Good Read: Data at Work: Supporting Sharing in Science and
- Mason Kortz (CCE/PAL)

Birnholtz, Jeremy and Matthew Bietz, Data at Work: Supporting Sharing in
Science and Engineering. Conference on Supporting Group Work. (2003) 339-348

As information managers, we are all acutely aware that there are social barriers to
data sharing. In this paper, authors Birnholtz and Bietz discuss the origins of some
of these social barriers, and provide suggestions on how those barriers can be
addressed from a Computer Supported Cooperative Work (CSCW) system design
standpoint. To do so, they first explore the various ways in which data are valued
in scientific communities. From there, they discuss the ways in which this value
may be enhanced or compromised by data sharing. They end with a set of
considerations for developing collaborative data systems, and a brief summary of
data sharing issues in need a further detailed research.

The methodology for the research leading to this paper is a set of ethnographic
studies across three disciplines – HIV/AIDS research, earthquake engineering, and
space physics. This interview process allows the authors to identify both common
and divergent themes in data sharing. It also means that the viewpoints on the
value of data presented as described by researchers themselves. Two broad roles
are identified for data: as scientific evidence and as a social construct in the
community. The latter role is explored more extensively, and is further broken into
sub-roles. This discussion includes the value of data in defining communities of
practice, in establishing relationships within communities, and as an indicator of
status. The differences in how data are valued in various communities are pointed
out and drawn back to qualities of those communities including task uncertainty,
feasibility of single-lab science, and academic tradition.
Having established the ways in which data are valued by researchers, the authors
address the impact on data sharing practices. Data are described as objects that
have the potential to generate various revenues – status, publication, funding, etc.
By sharing data, scientists have the potential to gain revenues by entering
collaborations that exceed the scope of what can be achieved in one lab. However,
this exposure also presents the risk of data being misused, of mistakes in the data
being made public, and in the data provider getting 'scooped' on a publication.
Also discussed is the need for the context of the data to be shared. While metadata
is acknowledged as an important part of context, it is also recognized that
metadata is rarely complete and never easy to generate.

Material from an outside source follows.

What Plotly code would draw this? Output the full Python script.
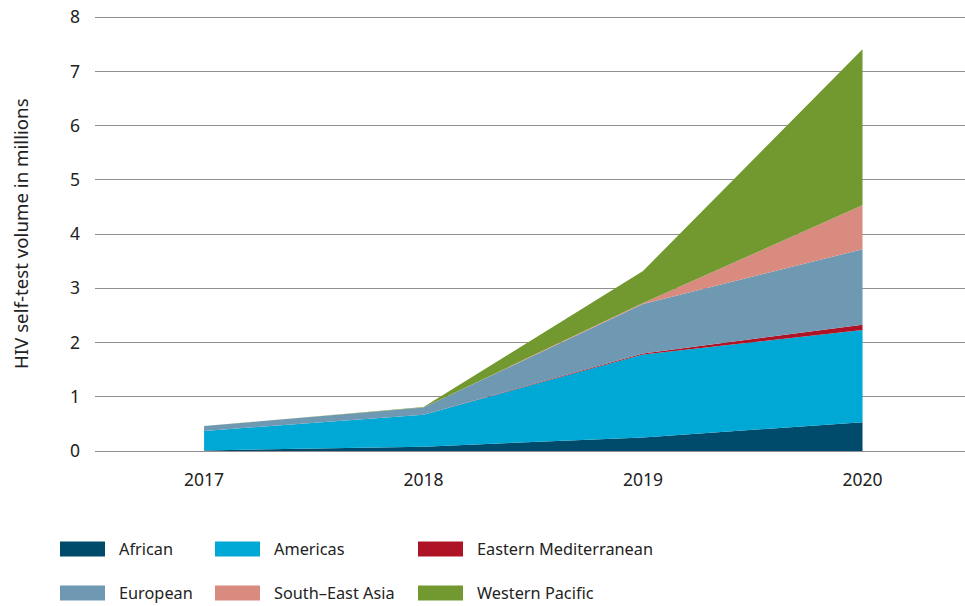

The authors close with some brief recommendations on the design of CSCW
systems as well as future research into data sharing practices. Design suggestions
include building support community-specific social constructs into collaborative
systems, recognizing the multiple roles of data and supporting them appropriately,
and not relying solely on metadata to enable sharing, but also to support sharing of
broader contextual information. Further studies would include research on the role
of data abstractions – specifically on how they can maximize the benefits of data
exposure while minimizing risks – and on the further development of metadata or
other contextual information.

While the themes present in this paper are not unknown to our information
management community, it is helpful to see them presented in a broader
framework. For participants who are new to the practice of information
management or who do not have a background in scientific research, this paper
makes very clear the value of being aware of data as more than simply a tool for
publication and as part of a knowledge-making process. Understanding the values
perspectives of a community is essential to the design of systems that will support
that community, and thus essential to the role of the information manager.